The Allies prepare for an offensive against the Mareth Line, with Scott assigned to clear a pathway of mines for a tank detachment. The night before the attack, John is contacted by Foster, who tells him that Ted has been killed in action. O'Hara tries to comfort John by quoting him John Donne's "For Whom the Bell Tolls", while Scott sets out to clear the mines. Things go wrong when they're caught by German sentries led by Zimmer and pinned down in a foxhole until daybreak. With only minutes left until the tanks arrive, Scott and his remaining men make a break for the tanks, Scott managing to climb atop and warn the crew before they reach the mines. Thanks to his efforts, the Allied tanks manage to break through the German defenses; Roland is killed as his position is overrun, and Scott loots the "In God We Trust" medallion off of his body. O'Hara is killed by stray artillery fire, and in Paris, Danielle is killed by partisans who mistake her for a collaborator.

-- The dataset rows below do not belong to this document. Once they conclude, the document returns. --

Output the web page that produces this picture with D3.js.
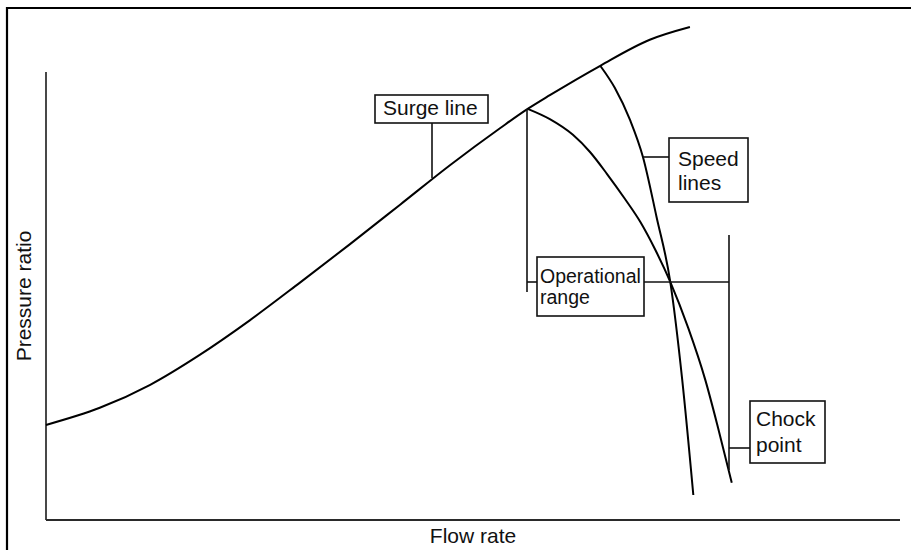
<!DOCTYPE html>
<html>
<head>
<meta charset="utf-8">
<script src="https://cdn.jsdelivr.net/npm/d3@7"></script>
<style>
  html, body { margin: 0; padding: 0; background: #fff; }
  svg { display: block; }
  text { font-family: "Liberation Sans", Arial, sans-serif; fill: #111; }
</style>
</head>
<body>
<div id="chart"></div>
<script>
// Surge line (flow rate, pressure ratio), arbitrary units 0-100
const surgeFlow = [0, 6.3, 12.2, 18.0, 23.9, 29.7, 35.6, 41.5, 47.3, 53.2, 56.4, 59.0, 64.9, 70.7, 75.4];
const surgePress = [19.4, 22.9, 27.6, 33.7, 40.8, 48.4, 56.3, 64.4, 72.4, 80.0, 83.9, 86.7, 92.7, 98.0, 100.6];

// Speed line 1 (starts at operating point on the surge line)
const speed1Flow = [56.4, 59.0, 61.7, 63.7, 65.7, 67.8, 69.6, 71.3, 73.1, 75.2, 77.2, 78.7, 80.3];
const speed1Press = [83.9, 81.8, 78.6, 75.1, 70.6, 65.5, 60.8, 55.3, 48.6, 39.2, 28.6, 18.8, 7.6];

// Speed line 2
const speed2Flow = [64.9, 66.6, 68.4, 69.9, 71.5, 73.1, 74.5, 75.8];
const speed2Press = [92.7, 88.2, 81.6, 74.1, 61.8, 48.6, 28.6, 5.1];

const labels = {
  surge: ["Surge line"],
  speed: ["Speed", "lines"],
  oper: ["Operational", "range"],
  chock: ["Chock", "point"]
};
const xTitle = "Flow rate";
const yTitle = "Pressure ratio";

const W = 911, H = 550;

const x = d3.scaleLinear().domain([0, 100]).range([46, 900]);
const y = d3.scaleLinear().domain([0, 100]).range([520, 30]);

const svg = d3.select("#chart").append("svg")
  .attr("width", W).attr("height", H);

// outer frame (only top and left edges visible)
svg.append("path")
  .attr("d", "M7,550 L7,8 L911,8")
  .attr("fill", "none").attr("stroke", "#000").attr("stroke-width", 2.2);

// axes
svg.append("line")
  .attr("x1", x(0)).attr("x2", x(0))
  .attr("y1", 72).attr("y2", y(0))
  .attr("stroke", "#1a1a1a").attr("stroke-width", 1.6);
svg.append("line")
  .attr("x1", x(0)).attr("x2", x(100))
  .attr("y1", y(0)).attr("y2", y(0))
  .attr("stroke", "#2a2a2a").attr("stroke-width", 1.8);

svg.append("text")
  .attr("x", 473).attr("y", 543)
  .attr("text-anchor", "middle")
  .style("font-size", "21px")
  .text(xTitle);

svg.append("text")
  .attr("transform", "translate(31,296) rotate(-90)")
  .attr("text-anchor", "middle")
  .style("font-size", "21px")
  .text(yTitle);

// curves
const line = d3.line()
  .x(d => x(d[0])).y(d => y(d[1]))
  .curve(d3.curveMonotoneX);

const curves = [
  d3.zip(surgeFlow, surgePress),
  d3.zip(speed1Flow, speed1Press),
  d3.zip(speed2Flow, speed2Press)
];

svg.selectAll(".curve")
  .data(curves)
  .join("path")
  .attr("class", "curve")
  .attr("d", line)
  .attr("fill", "none")
  .attr("stroke", "#000")
  .attr("stroke-width", 2);

// leader lines
const leaders = [
  [[432, 123], [432, 178]],                                 // surge
  [[643, 157], [669, 157]],                                 // speed lines
  [[527, y(speed1Press[0])], [527, 292]],                   // operational bracket left
  [[527, 282], [537, 282]],
  [[644, 282], [729, 282]],
  [[729, 235], [729, 470]],                                 // operational bracket right
  [[729, 448], [750, 448]]                                  // chock
];
svg.selectAll(".leader")
  .data(leaders)
  .join("line")
  .attr("class", "leader")
  .attr("x1", d => d[0][0]).attr("y1", d => d[0][1])
  .attr("x2", d => d[1][0]).attr("y2", d => d[1][1])
  .attr("stroke", "#111")
  .attr("stroke-width", 1.6);

// label boxes
function box(x0, y0, w, h, lines, tx, ty, dy, fs) {
  svg.append("rect")
    .attr("x", x0).attr("y", y0).attr("width", w).attr("height", h)
    .attr("fill", "#fff").attr("stroke", "#111").attr("stroke-width", 1.6);
  lines.forEach((t, i) => {
    svg.append("text")
      .attr("x", tx).attr("y", ty + i * dy)
      .style("font-size", fs + "px")
      .text(t);
  });
}

box(375, 95, 113, 28, labels.surge, 383, 115, 0, 21);
box(669, 138, 79, 64, labels.speed, 678, 166, 24, 21);
box(537, 257, 107, 59, labels.oper, 540, 283, 21, 19.5);
box(750, 401, 75, 62, labels.chock, 756, 426, 26, 21);
</script>
</body>
</html>
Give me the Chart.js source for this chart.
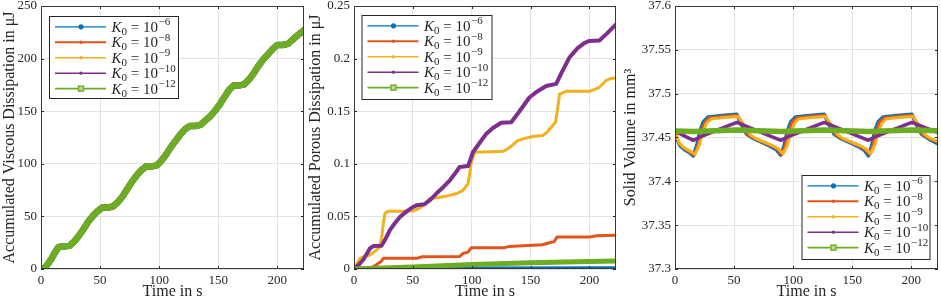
<!DOCTYPE html>
<html><head><meta charset="utf-8">
<script src="https://cdn.jsdelivr.net/npm/chart.js@4.4.0/dist/chart.umd.min.js"></script>
<style>
html,body{margin:0;padding:0;background:#fff;width:941px;height:301px;overflow:hidden}
.p{position:absolute;top:0;height:301px}
</style></head><body>
<div class="p" style="left:0;width:306px"><canvas id="c1"></canvas></div>
<div class="p" style="left:306px;width:315px"><canvas id="c2"></canvas></div>
<div class="p" style="left:621px;width:320px"><canvas id="c3"></canvas></div>
<script>
// ---------- data ----------
const legendExponents = ['\u22126', '\u22128', '\u22129', '\u221210', '\u221212'];
const seriesColors = ['#0072BD', '#E2541B', '#F2B11E', '#7E2F8E', '#6CAD24'];
const xTickValues = [0, 50, 100, 150, 200];
const tEnd = 222.6;

const viscousTicks = [0, 50, 100, 150, 200, 250];
const porousTicks = [0, 0.05, 0.1, 0.15, 0.2, 0.25];
const volumeTicks = [37.3, 37.35, 37.4, 37.45, 37.5, 37.55, 37.6];

// Panel 1: accumulated viscous dissipation (all K0 overlap)
const viscT = [0,3,6,9,12,15,20,24,28,32,36,40,44,48,52,57,61,65,69,73,77,81,85,89,94,98,102,106,110,114,118,122,126,131,135,139,143,147,151,155,159,163,168,172,176,180,184,188,192,196,200,205,209,213,217,222.6];
const viscV = [0,1,5,10,16,21,21.5,22,26,31.5,38,45,50.5,55,58.5,58.5,59.5,63.5,69,76,83,89,94,97.5,97.5,98.5,103,109,116,122,128,133,136,136,137,141,145,150,156,163,170,174.5,174.5,175.5,180,186,193,199,204,209,213,213,214,218,222,227];

// Panel 2: accumulated porous dissipation
const porBlueT = [0, 100, 222.6];
const porBlueV = [0, 0.0002, 0.0004];
const porOrangeT = [0,10,16,19,20.6,23,24.9,53,58,89.8,92.6,96.9,99.7,128,132,160,166,170,172.5,200,206,222.6];
const porOrangeV = [0,0.0008,0.0018,0.004,0.0054,0.007,0.0101,0.0101,0.0117,0.012,0.0148,0.016,0.0203,0.0203,0.0215,0.023,0.025,0.026,0.0303,0.0303,0.0316,0.032];
const porYellowT = [0,2,5.1,9,13.6,18,22,23.5,24.9,26.3,29,40,50.3,54,57.3,61,64.4,72,81.4,88,92.6,96.9,98.3,99.7,102.5,115,127,131,135,139,143.5,152,160.4,164,167.5,171.2,173.2,174.6,180.2,200,204,208.5,214,218,222.6];
const porYellowV = [0,0.004,0.0101,0.012,0.0133,0.017,0.0211,0.030,0.043,0.0527,0.055,0.055,0.0552,0.057,0.059,0.063,0.067,0.068,0.070,0.072,0.0748,0.081,0.0906,0.1016,0.111,0.1115,0.112,0.1145,0.118,0.122,0.1237,0.126,0.127,0.130,0.1348,0.1395,0.1537,0.1663,0.1689,0.169,0.1705,0.1727,0.179,0.181,0.1815];
const porPurpleT = [0,4,8,13.6,16.4,23.4,27,30.5,35,39,45,50.3,53,60,65,70,76,81.4,86,89.8,97,101,106.8,112,118,125,133.6,140,149,156,163.3,171.8,177,183,190,196,200,208.5,215,222.6];
const porPurpleV = [0,0.004,0.009,0.0196,0.0218,0.0222,0.029,0.037,0.044,0.0495,0.055,0.059,0.0605,0.0615,0.066,0.0717,0.078,0.0843,0.091,0.097,0.098,0.111,0.120,0.128,0.134,0.139,0.1395,0.149,0.163,0.169,0.174,0.176,0.188,0.201,0.210,0.215,0.2168,0.2172,0.224,0.2326];
const porGreenT = [0, 50, 100, 115, 150, 200, 222.6];
const porGreenV = [0, 0.002, 0.0042, 0.0048, 0.006, 0.0072, 0.0077];

// Panel 3: solid volume
const volBlueT = [0,2,4,8,12,15.5,18.4,21,24,28,40,52.3,56.5,60.7,66,75,82,86,89.5,92.4,95,98,102,114,126.3,130.5,134.7,140,149,156,160,163.7,166.6,169,172,176,188,200.5,204.5,208.7,214,222.6];
const volBlueV = [37.456,37.447,37.441,37.436,37.433,37.429,37.441,37.457,37.468,37.4735,37.475,37.4765,37.464,37.4536,37.449,37.4434,37.439,37.4357,37.430,37.441,37.457,37.468,37.4735,37.475,37.4765,37.464,37.4536,37.449,37.4434,37.439,37.4357,37.429,37.441,37.457,37.468,37.4735,37.475,37.4765,37.464,37.4536,37.449,37.4425];
const volOrangeT = [0,2,4,8,12,16.3,19.4,22,25,29,40,52.8,57.5,61.7,67,76,83,87,90.3,93.4,96,99,103,114,126.8,131.5,135.7,141,150,157,161,164.5,167.6,170,173,177,188,201,205.5,209.7,215,222.6];
const volOrangeV = [37.456,37.448,37.442,37.437,37.434,37.430,37.441,37.456,37.467,37.4725,37.474,37.4755,37.4635,37.4535,37.449,37.4436,37.4395,37.436,37.4305,37.441,37.456,37.467,37.4725,37.474,37.4755,37.4635,37.4535,37.449,37.4436,37.4395,37.436,37.4305,37.441,37.456,37.467,37.4725,37.474,37.4755,37.4635,37.4535,37.449,37.4445];
const volYellowT = [0,2,4,8,12,17,20.5,23.5,26.5,30.5,40,53.5,59,63.5,68,77,84,88,91.5,95,98,101,104.5,114,127.5,133,137.5,142,151,158,162,165.5,169,172,175,178.5,188,201.5,207,211.5,216,222.6];
const volYellowV = [37.456,37.449,37.443,37.438,37.435,37.431,37.441,37.455,37.466,37.471,37.4725,37.474,37.463,37.4535,37.449,37.444,37.440,37.4365,37.4315,37.441,37.455,37.466,37.471,37.4725,37.474,37.463,37.4535,37.449,37.444,37.440,37.4365,37.4315,37.441,37.455,37.466,37.471,37.4725,37.474,37.463,37.4535,37.449,37.4455];
const volPurpleT = [0,15.5,23.5,52.3,89.5,97.5,126.3,163.7,171.5,200.5,222.6];
const volPurpleV = [37.457,37.4468,37.452,37.4672,37.4468,37.452,37.4672,37.4468,37.452,37.4672,37.4555];
const volGreenT = [0,15.5,52.3,89.5,126.3,163.7,200.5,222.6];
const volGreenV = [37.4575,37.4568,37.4585,37.4568,37.4585,37.4568,37.4585,37.4578];

// ---------- helpers ----------
const SERIF = '"Liberation Serif", "DejaVu Serif", serif';
const TXT = '#262626';
function pts(T, V) { return T.map((t, i) => ({x: t, y: V[i]})); }
function ds(i, T, V, w) {
  return {data: pts(T, V), borderColor: seriesColors[i], backgroundColor: seriesColors[i],
          borderWidth: w, pointRadius: 0, order: 5 - i, fill: false};
}
function fmt(v) { return String(+(+v).toFixed(4)); }

function drawMarker(ctx, i, x, y) {
  const c = seriesColors[i];
  ctx.fillStyle = c; ctx.strokeStyle = c;
  if (i === 0) { ctx.beginPath(); ctx.arc(x, y, 2.6, 0, Math.PI * 2); ctx.fill(); }
  else if (i === 4) {
    ctx.fillStyle = '#b9d98f'; ctx.fillRect(x - 2.5, y - 2.5, 5, 5);
    ctx.lineWidth = 1.4; ctx.strokeRect(x - 2.5, y - 2.5, 5, 5);
  } else { ctx.beginPath(); ctx.arc(x, y, 1.7, 0, Math.PI * 2); ctx.fill(); }
}

const framePlugin = {
  id: 'frame',
  afterDraw(chart, args, opts) {
    const ctx = chart.ctx, a = chart.chartArea, xs = chart.scales.x, ys = chart.scales.y;
    ctx.save();
    ctx.strokeStyle = TXT; ctx.lineWidth = 1;
    ctx.beginPath();
    xs.ticks.forEach(t => {
      const px = Math.round(xs.getPixelForValue(t.value)) + 0.5;
      ctx.moveTo(px, a.bottom); ctx.lineTo(px, a.bottom - 3);
      ctx.moveTo(px, a.top); ctx.lineTo(px, a.top + 3);
    });
    ys.ticks.forEach(t => {
      const py = Math.round(ys.getPixelForValue(t.value)) + 0.5;
      ctx.moveTo(a.left, py); ctx.lineTo(a.left + 3, py);
      ctx.moveTo(a.right, py); ctx.lineTo(a.right - 3, py);
    });
    ctx.stroke();
    ctx.strokeStyle = '#3a3a3a';
    ctx.strokeRect(Math.round(a.left) + 0.5, Math.round(a.top) + 0.5, Math.round(a.right - a.left) - 1, Math.round(a.bottom - a.top) - 1);
    // legend
    const L = opts.box;
    ctx.fillStyle = '#fff'; ctx.fillRect(L.x, L.y, L.w, L.h);
    ctx.strokeStyle = TXT; ctx.lineWidth = 1;
    ctx.strokeRect(L.x + 0.5, L.y + 0.5, L.w, L.h);
    const lw = [1.3, 2.2, 1.5, 1.5, 1.8];
    legendExponents.forEach((e, i) => {
      const cy = L.y + 10.8 + i * 15.45;
      ctx.strokeStyle = seriesColors[i]; ctx.lineWidth = lw[i];
      ctx.beginPath(); ctx.moveTo(L.x + 6, cy); ctx.lineTo(L.x + 57, cy); ctx.stroke();
      drawMarker(ctx, i, L.x + 32, cy);
      ctx.fillStyle = TXT; ctx.textBaseline = 'alphabetic'; ctx.textAlign = 'left';
      let x = L.x + 62.5; const base = cy + 5;
      ctx.font = 'italic 15px ' + SERIF; ctx.fillText('K', x, base); x += ctx.measureText('K').width;
      ctx.font = '11px ' + SERIF; ctx.fillText('0', x, base + 3); x += ctx.measureText('0').width;
      ctx.font = '15px ' + SERIF; const mid = ' = 10'; ctx.fillText(mid, x, base); x += ctx.measureText(mid).width;
      ctx.font = '11px ' + SERIF; ctx.fillText(e, x + 0.5, base - 6.5);
    });
    ctx.restore();
  }
};

function makeChart(id, datasets, yTicks, yMin, yMax, yWidth, padRight, box, yTitle) {
  return new Chart(document.getElementById(id), {
    type: 'line',
    data: {datasets},
    options: {
      responsive: true, maintainAspectRatio: false, animation: false,
      layout: {padding: {top: 6, right: padRight, left: 0, bottom: 0}},
      plugins: {legend: {display: false}, tooltip: {enabled: false}, frame: {box}},
      elements: {line: {tension: 0, borderJoinStyle: 'round', borderCapStyle: 'round'}},
      scales: {
        x: {
          type: 'linear', min: 0, max: tEnd,
          afterBuildTicks: s => { s.ticks = xTickValues.map(v => ({value: v})); },
          ticks: {font: {family: SERIF, size: 13}, color: TXT, padding: 4, maxRotation: 0, callback: v => fmt(v)},
          grid: {color: '#e2e2e2', drawTicks: false},
          border: {display: false},
          title: {display: true, text: 'Time in s', font: {family: SERIF, size: 16}, color: TXT, padding: 0},
          afterFit: s => { s.height = 32; s.paddingLeft = 0; s.paddingRight = 0; }
        },
        y: {
          type: 'linear', min: yMin, max: yMax,
          afterBuildTicks: s => { s.ticks = yTicks.map(v => ({value: v})); },
          ticks: {font: {family: SERIF, size: 13}, color: TXT, padding: 4, callback: v => fmt(v)},
          grid: {color: '#e2e2e2', drawTicks: false},
          border: {display: false},
          title: {display: true, text: yTitle, font: {family: SERIF, size: 16}, color: TXT, padding: 0},
          afterFit: s => { s.width = yWidth; s.paddingTop = 0; s.paddingBottom = 0; }
        }
      }
    },
    plugins: [framePlugin]
  });
}

makeChart('c1', [
  ds(0, viscT, viscV, 6.5), ds(1, viscT, viscV, 6), ds(2, viscT, viscV, 6),
  ds(3, viscT, viscV, 6), ds(4, viscT, viscV, 6.5)
], viscousTicks, 0, 250, 41, 2, {x: 49, y: 16, w: 129, h: 82}, 'Accumulated Viscous Dissipation in \u03bcJ');

makeChart('c2', [
  ds(0, porBlueT, porBlueV, 4.5), ds(1, porOrangeT, porOrangeV, 3), ds(2, porYellowT, porYellowV, 3),
  ds(3, porPurpleT, porPurpleV, 4), ds(4, porGreenT, porGreenV, 5)
], porousTicks, 0, 0.25, 48, 5, {x: 55.5, y: 15, w: 130, h: 84}, 'Accumulated Porous Dissipation in \u03bcJ');

makeChart('c3', [
  ds(0, volBlueT, volBlueV, 3.5), ds(1, volOrangeT, volOrangeV, 3), ds(2, volYellowT, volYellowV, 3),
  ds(3, volPurpleT, volPurpleV, 3.5), ds(4, volGreenT, volGreenV, 5.5)
], volumeTicks, 37.3, 37.6, 54, 3, {x: 180.5, y: 175, w: 128, h: 84}, 'Solid Volume in mm\u00b3');
</script>
</body></html>
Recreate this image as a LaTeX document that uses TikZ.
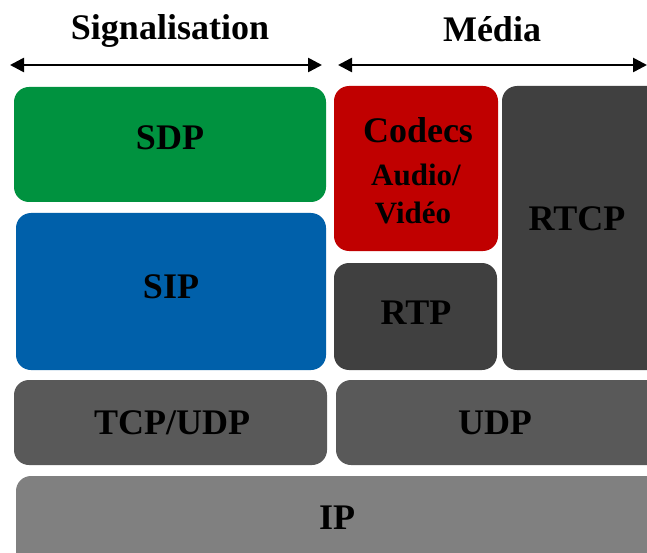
\documentclass[tikz,border=0pt]{standalone}
\usepackage{fontspec}
\setmainfont{Liberation Serif}
\usetikzlibrary{arrows.meta}
\definecolor{sdpgreen}{HTML}{00923F}
\definecolor{sipblue}{HTML}{0060AA}
\definecolor{codecred}{HTML}{C00000}
\definecolor{darkbox}{HTML}{404040}
\definecolor{midbox}{HTML}{595959}
\definecolor{ipbox}{HTML}{808080}
\tikzset{
  layer/.style={rounded corners=15pt, inner sep=0pt},
  tag/.style={font=\fontsize{36}{38}\selectfont\bfseries, inner sep=0pt, text=black},
  smalltag/.style={font=\fontsize{31}{34}\selectfont\bfseries, inner sep=0pt, text=black},
  span/.style={line width=2.6pt, {Triangle[length=14pt,width=14pt]}-{Triangle[length=14pt,width=14pt]}}
}
\begin{document}
\begin{tikzpicture}[x=1pt,y=-1pt]
  \clip (0,0) rectangle (647,553);
  \fill[white] (0,0) rectangle (647,553);
  % headings and their spans
  \node[tag, anchor=base] (sig) at (170,40) {Signalisation};
  \node[tag, anchor=base] (med) at (492,42) {Média};
  \coordinate (sigL) at (10,65);
  \coordinate (sigR) at (322,65);
  \coordinate (medL) at (338,65);
  \coordinate (medR) at (647,65);
  \draw[span] (sigL) -- (sigR);
  \draw[span] (medL) -- (medR);
  % signalling stack
  \node[layer, fill=sdpgreen, minimum width=312pt, minimum height=115pt] (sdp) at (170,144.5) {};
  \node[layer, fill=sipblue, minimum width=310pt, minimum height=157pt] (sip) at (171,291.5) {};
  \node[layer, fill=midbox, minimum width=313pt, minimum height=85pt] (tcp) at (170.5,422.5) {};
  % media stack
  \node[layer, fill=codecred, minimum width=164pt, minimum height=165pt] (codec) at (416,168.5) {};
  \node[layer, fill=darkbox, minimum width=163pt, minimum height=107pt] (rtp) at (415.5,316.5) {};
  \node[layer, fill=darkbox, minimum width=160pt, minimum height=284pt] (rtcp) at (582,228) {};
  \node[layer, fill=midbox, minimum width=326pt, minimum height=85pt] (udp) at (499,422.5) {};
  % network layer
  \node[layer, fill=ipbox, minimum width=650pt, minimum height=100pt] (ip) at (341,526) {};
  % layer names
  \node[tag, anchor=base] (sdpT) at (170,150) {SDP};
  \node[tag, anchor=base] (sipT) at (171,298) {SIP};
  \node[tag, anchor=base] (tcpT) at (172,434) {TCP/UDP};
  \node[tag, anchor=base] (codecT) at (418,143) {Codecs};
  \node[smalltag, anchor=base] (audioT) at (416,186) {Audio/};
  \node[smalltag, anchor=base] (videoT) at (413,224) {Vidéo};
  \node[tag, anchor=base] (rtpT) at (416,324) {RTP};
  \node[tag, anchor=base] (rtcpT) at (577,230) {RTCP};
  \node[tag, anchor=base] (udpT) at (495,434) {UDP};
  \node[tag, anchor=base] (ipT) at (337,529) {IP};
\end{tikzpicture}
\end{document}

With the Battle of the Mareth Line ending in an Allied victory, Scott gifts John the medallion, and he notes its similarities to his father's own without realizing the significance. John is promoted and reassigned as an aide to General George Patton, and Scott tells John that there are more battles and more wars to come. In America, General Foster visits his Ted's grave as he's informed of John's promotion.

==Release==
The Greatest Battle passed Italian censors on January 19, 1978. The film was released under several titles, including La Battaglia di Mareth, The Biggest Battle and The Great Battle. The original American release was cut by several minutes, and added a voiceover narration by Orson Welles.

==Reception==
Mick Martin and Marsha Porter wrote that the film has "lots of phony battle scenes, bad acting, and a poor script". Leonard Maltin writes: "Amateurish muddle about WW2 combines tired vignettes with well-known stars, dubbed sequences with others, and newsreel footage narrated by Orson Welles. A waste of everybody's time."

In his memoir All in All, Stacy Keach described the film as "flat-out awful," and stated he only appeared in the film in order to work with Henry Fonda and John Huston.